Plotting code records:
........

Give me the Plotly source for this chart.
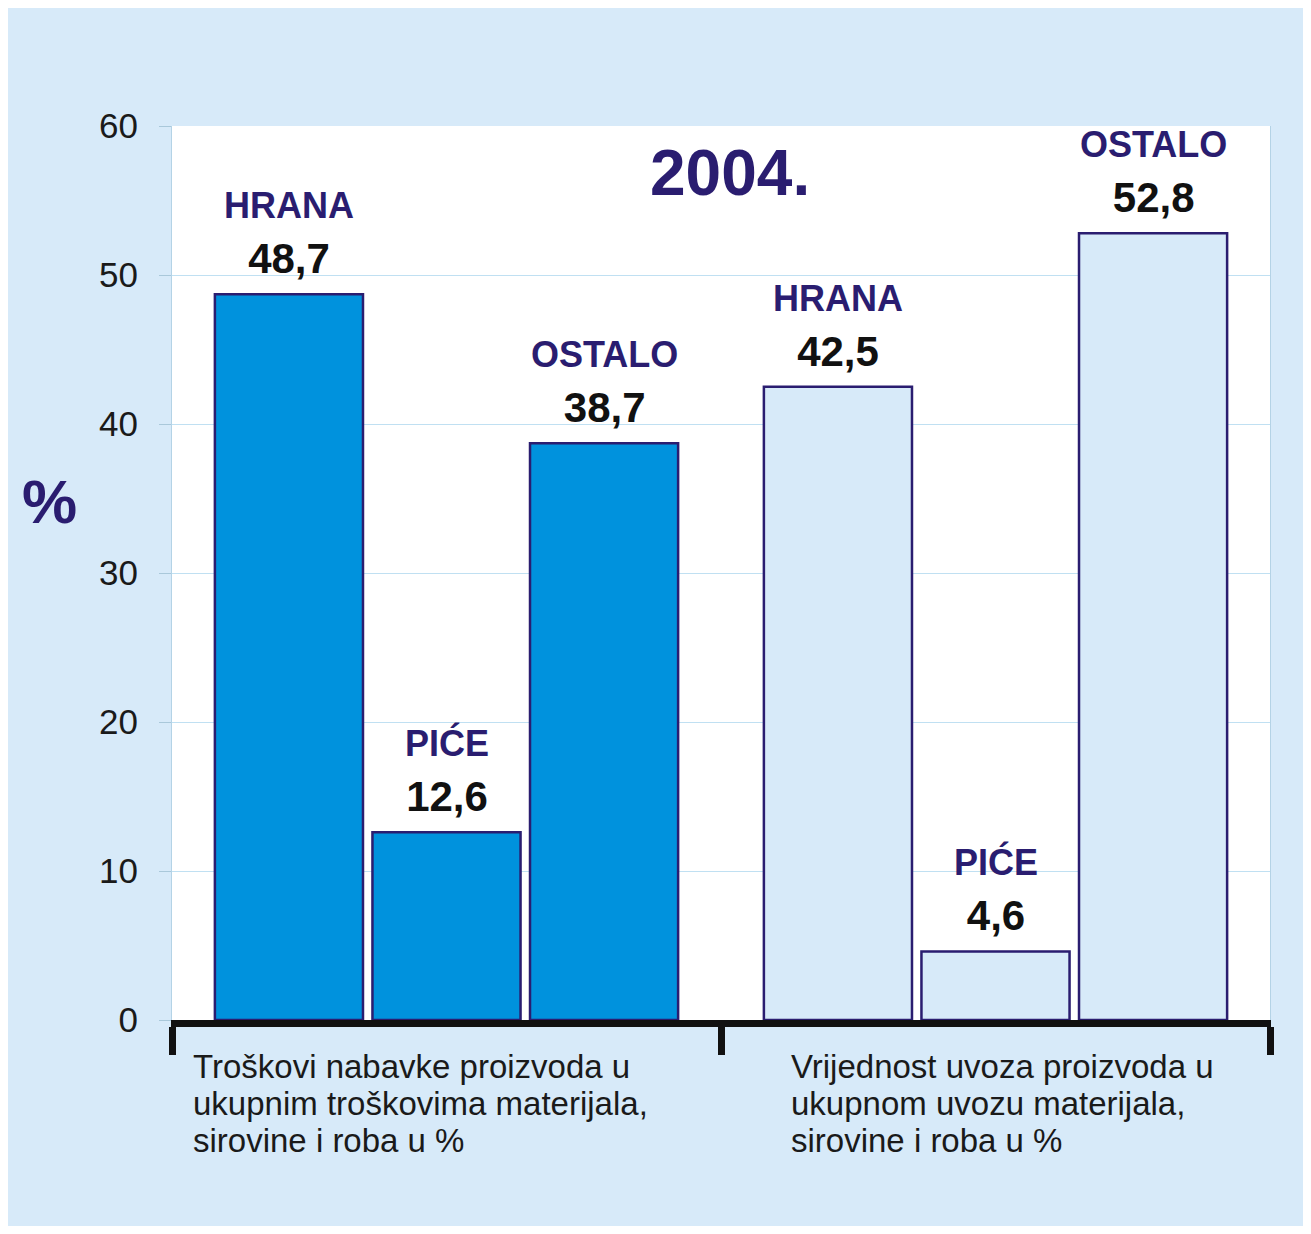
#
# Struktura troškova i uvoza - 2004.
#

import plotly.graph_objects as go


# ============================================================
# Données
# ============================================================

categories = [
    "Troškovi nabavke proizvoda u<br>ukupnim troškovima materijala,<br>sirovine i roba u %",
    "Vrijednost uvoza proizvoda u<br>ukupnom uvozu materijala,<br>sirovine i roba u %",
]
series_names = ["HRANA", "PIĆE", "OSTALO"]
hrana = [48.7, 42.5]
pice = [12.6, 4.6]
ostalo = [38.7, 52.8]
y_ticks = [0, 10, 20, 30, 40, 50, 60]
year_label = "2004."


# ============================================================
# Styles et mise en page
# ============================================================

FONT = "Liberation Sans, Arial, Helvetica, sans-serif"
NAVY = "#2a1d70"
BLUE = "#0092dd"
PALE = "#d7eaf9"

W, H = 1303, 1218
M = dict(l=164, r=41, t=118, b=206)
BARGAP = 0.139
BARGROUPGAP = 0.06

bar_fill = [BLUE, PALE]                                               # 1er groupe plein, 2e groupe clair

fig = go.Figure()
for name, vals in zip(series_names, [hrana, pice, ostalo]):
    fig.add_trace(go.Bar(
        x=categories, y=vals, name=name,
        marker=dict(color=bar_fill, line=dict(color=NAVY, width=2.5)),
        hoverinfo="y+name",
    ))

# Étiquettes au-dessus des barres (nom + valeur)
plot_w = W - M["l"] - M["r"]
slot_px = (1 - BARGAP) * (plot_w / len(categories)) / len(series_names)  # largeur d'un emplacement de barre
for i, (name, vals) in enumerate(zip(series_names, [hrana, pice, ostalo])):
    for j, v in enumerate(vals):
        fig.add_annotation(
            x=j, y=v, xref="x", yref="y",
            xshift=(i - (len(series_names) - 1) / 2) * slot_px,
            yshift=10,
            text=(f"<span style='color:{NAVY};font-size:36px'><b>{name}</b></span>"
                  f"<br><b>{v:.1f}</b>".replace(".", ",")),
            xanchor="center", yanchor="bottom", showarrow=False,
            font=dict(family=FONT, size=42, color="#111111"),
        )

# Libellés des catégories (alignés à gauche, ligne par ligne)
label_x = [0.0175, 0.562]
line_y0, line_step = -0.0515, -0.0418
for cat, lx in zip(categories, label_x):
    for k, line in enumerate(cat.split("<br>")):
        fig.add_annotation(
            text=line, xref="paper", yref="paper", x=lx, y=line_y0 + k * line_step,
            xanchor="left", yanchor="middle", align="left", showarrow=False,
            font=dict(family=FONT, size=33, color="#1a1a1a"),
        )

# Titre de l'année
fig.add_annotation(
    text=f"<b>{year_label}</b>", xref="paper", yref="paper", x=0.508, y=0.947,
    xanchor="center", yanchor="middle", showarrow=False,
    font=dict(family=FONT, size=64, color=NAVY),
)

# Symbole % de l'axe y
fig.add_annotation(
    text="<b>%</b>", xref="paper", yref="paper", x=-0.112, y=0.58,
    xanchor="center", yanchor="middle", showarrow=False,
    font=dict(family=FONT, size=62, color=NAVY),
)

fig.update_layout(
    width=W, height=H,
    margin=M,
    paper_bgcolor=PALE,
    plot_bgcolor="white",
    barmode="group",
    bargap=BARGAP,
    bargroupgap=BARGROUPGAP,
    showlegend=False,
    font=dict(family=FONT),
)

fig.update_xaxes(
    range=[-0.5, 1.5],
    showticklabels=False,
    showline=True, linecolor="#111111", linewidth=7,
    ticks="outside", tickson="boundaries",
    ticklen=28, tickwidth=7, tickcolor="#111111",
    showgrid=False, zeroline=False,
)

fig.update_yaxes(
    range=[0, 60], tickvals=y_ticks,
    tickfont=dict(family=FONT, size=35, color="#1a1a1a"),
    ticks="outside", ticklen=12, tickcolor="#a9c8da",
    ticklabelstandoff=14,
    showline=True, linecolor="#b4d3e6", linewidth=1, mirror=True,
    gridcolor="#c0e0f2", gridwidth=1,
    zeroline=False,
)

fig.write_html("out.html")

........

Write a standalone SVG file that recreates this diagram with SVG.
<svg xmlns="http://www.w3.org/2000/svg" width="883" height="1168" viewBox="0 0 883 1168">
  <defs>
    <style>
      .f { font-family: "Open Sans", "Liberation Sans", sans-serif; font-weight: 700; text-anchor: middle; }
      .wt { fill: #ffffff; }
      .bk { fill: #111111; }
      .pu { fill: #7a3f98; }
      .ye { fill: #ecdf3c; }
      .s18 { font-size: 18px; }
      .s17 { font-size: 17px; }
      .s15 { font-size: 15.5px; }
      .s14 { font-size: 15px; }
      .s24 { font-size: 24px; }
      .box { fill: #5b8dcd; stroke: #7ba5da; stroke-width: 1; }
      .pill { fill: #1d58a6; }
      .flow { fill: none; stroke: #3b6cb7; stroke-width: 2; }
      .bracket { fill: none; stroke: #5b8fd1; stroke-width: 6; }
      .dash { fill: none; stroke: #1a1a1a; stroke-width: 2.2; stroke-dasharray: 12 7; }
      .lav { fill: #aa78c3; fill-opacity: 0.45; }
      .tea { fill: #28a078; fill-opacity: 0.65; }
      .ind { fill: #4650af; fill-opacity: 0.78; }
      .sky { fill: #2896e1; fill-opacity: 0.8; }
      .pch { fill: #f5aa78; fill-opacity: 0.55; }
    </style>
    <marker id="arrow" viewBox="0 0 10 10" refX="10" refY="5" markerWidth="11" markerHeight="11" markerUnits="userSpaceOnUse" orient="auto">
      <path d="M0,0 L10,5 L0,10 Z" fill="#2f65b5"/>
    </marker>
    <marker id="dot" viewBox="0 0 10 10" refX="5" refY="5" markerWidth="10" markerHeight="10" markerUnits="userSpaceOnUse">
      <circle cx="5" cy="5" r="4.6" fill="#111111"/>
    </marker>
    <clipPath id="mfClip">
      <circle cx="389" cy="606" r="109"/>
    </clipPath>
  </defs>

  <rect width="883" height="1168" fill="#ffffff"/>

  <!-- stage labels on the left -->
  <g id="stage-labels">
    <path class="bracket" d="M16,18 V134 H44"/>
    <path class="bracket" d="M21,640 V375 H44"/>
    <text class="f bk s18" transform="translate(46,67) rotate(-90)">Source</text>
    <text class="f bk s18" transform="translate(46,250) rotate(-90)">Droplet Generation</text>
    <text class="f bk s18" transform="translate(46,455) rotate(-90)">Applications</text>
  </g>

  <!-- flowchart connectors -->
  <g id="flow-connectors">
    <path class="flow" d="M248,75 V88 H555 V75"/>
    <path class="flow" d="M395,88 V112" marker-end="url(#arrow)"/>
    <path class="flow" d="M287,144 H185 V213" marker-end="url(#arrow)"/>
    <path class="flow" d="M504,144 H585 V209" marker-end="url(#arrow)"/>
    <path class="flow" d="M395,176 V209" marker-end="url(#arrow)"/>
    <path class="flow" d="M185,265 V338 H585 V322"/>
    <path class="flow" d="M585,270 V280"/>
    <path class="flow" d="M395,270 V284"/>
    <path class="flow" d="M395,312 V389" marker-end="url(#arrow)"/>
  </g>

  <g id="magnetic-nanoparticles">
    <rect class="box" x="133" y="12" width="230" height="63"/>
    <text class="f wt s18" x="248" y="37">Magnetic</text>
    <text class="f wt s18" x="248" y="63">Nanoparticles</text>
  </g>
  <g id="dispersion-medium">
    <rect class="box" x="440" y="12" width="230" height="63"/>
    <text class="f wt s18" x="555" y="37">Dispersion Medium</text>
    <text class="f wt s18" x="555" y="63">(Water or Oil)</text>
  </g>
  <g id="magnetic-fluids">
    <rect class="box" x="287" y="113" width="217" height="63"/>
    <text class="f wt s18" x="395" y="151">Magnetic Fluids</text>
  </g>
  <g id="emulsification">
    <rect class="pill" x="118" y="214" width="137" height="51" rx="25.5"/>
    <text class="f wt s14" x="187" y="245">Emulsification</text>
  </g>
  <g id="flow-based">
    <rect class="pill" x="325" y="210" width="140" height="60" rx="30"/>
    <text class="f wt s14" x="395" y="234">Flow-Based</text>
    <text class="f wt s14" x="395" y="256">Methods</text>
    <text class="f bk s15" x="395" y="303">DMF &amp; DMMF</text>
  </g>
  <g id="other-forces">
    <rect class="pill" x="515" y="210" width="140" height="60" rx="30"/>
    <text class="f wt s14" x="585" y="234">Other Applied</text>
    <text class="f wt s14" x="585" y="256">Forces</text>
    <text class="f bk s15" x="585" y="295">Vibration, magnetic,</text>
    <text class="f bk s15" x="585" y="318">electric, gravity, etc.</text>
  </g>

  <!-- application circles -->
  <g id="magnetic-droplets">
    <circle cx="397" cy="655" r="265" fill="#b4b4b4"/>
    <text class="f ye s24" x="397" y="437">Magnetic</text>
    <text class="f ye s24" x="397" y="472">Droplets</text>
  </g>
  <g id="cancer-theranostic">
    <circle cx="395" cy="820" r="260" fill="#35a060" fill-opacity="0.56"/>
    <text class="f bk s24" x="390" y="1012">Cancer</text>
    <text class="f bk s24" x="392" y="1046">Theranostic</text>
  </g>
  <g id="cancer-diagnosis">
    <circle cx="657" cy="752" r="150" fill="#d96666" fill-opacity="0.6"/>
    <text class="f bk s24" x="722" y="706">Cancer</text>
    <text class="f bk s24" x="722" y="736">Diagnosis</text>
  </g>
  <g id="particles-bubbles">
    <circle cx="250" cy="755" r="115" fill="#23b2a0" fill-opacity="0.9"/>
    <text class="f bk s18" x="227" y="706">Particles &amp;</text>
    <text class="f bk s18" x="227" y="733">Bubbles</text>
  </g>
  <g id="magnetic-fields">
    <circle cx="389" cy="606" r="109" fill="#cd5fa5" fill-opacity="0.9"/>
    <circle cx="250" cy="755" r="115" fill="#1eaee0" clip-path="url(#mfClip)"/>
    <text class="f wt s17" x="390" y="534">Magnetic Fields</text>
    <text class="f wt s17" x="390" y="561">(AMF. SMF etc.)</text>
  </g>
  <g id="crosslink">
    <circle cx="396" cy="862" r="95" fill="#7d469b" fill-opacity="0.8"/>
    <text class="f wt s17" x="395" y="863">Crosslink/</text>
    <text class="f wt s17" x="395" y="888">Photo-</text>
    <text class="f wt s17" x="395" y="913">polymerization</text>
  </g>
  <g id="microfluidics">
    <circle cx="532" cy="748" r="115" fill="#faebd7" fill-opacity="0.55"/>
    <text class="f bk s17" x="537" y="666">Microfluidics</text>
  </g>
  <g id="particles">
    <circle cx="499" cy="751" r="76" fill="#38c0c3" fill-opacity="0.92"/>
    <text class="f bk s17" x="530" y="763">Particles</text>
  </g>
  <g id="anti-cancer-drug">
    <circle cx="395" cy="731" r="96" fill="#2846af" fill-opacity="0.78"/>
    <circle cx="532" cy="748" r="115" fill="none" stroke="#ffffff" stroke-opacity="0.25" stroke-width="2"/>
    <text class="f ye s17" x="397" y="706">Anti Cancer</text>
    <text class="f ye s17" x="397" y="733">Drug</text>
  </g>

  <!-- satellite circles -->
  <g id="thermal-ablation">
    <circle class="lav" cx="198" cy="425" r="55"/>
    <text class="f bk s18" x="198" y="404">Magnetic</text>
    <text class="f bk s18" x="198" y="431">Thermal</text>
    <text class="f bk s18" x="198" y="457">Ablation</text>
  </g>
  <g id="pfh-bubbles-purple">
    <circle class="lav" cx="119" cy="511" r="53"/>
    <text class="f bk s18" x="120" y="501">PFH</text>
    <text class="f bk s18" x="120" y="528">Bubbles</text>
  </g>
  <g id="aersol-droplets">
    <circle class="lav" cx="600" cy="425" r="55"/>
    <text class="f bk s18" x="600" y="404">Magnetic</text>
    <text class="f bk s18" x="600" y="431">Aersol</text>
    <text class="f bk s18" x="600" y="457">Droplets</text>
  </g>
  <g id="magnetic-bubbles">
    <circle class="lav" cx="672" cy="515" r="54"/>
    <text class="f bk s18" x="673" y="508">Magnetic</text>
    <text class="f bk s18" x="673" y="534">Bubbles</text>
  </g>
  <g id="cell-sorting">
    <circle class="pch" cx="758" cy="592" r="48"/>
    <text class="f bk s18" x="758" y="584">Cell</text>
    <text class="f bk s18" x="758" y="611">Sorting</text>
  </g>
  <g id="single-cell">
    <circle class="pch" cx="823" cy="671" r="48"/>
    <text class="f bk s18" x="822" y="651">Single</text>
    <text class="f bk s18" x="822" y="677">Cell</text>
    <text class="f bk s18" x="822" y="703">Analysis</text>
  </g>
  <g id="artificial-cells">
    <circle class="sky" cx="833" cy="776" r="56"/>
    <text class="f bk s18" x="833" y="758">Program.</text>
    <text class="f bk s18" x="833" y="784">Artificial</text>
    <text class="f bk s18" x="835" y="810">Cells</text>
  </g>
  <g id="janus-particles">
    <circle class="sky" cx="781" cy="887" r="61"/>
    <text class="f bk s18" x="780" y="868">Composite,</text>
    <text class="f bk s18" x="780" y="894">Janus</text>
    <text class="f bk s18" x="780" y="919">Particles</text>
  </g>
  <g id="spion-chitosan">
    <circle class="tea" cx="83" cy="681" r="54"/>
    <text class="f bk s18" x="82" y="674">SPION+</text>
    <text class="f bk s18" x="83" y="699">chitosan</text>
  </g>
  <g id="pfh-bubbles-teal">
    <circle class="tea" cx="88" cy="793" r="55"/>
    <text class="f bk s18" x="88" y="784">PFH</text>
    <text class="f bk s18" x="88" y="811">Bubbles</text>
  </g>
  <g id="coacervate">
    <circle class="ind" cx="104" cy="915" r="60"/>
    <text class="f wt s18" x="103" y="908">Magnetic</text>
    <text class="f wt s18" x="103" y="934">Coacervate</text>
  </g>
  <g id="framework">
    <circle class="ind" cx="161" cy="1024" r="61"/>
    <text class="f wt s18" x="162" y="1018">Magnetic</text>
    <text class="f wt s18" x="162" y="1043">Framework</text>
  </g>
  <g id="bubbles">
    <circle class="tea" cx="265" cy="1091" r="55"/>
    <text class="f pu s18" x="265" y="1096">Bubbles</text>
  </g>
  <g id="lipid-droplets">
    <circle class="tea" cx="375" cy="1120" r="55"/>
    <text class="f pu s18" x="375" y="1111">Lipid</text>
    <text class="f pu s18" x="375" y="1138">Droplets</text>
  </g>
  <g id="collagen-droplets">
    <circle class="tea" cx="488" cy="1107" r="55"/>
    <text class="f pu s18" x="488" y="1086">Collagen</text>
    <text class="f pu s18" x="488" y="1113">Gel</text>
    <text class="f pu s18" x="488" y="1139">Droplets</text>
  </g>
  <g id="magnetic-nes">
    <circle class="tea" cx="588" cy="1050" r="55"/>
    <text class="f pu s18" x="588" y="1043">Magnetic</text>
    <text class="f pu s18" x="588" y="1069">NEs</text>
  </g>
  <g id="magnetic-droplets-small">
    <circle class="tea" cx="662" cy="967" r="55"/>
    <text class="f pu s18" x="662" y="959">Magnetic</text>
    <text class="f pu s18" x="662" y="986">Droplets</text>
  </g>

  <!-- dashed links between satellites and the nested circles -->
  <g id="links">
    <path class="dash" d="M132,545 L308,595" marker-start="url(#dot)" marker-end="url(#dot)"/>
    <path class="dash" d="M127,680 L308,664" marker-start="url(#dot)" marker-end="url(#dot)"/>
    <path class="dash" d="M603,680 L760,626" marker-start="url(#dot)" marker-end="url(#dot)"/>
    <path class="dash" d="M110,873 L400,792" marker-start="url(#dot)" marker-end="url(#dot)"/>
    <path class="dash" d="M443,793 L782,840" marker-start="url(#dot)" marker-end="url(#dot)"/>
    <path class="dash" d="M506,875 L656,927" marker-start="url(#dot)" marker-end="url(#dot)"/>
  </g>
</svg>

........

In the entries above, identify every line with the word "this". Copy those lines.

Give me the Plotly source for this chart.
Write a standalone SVG file that recreates this diagram with SVG.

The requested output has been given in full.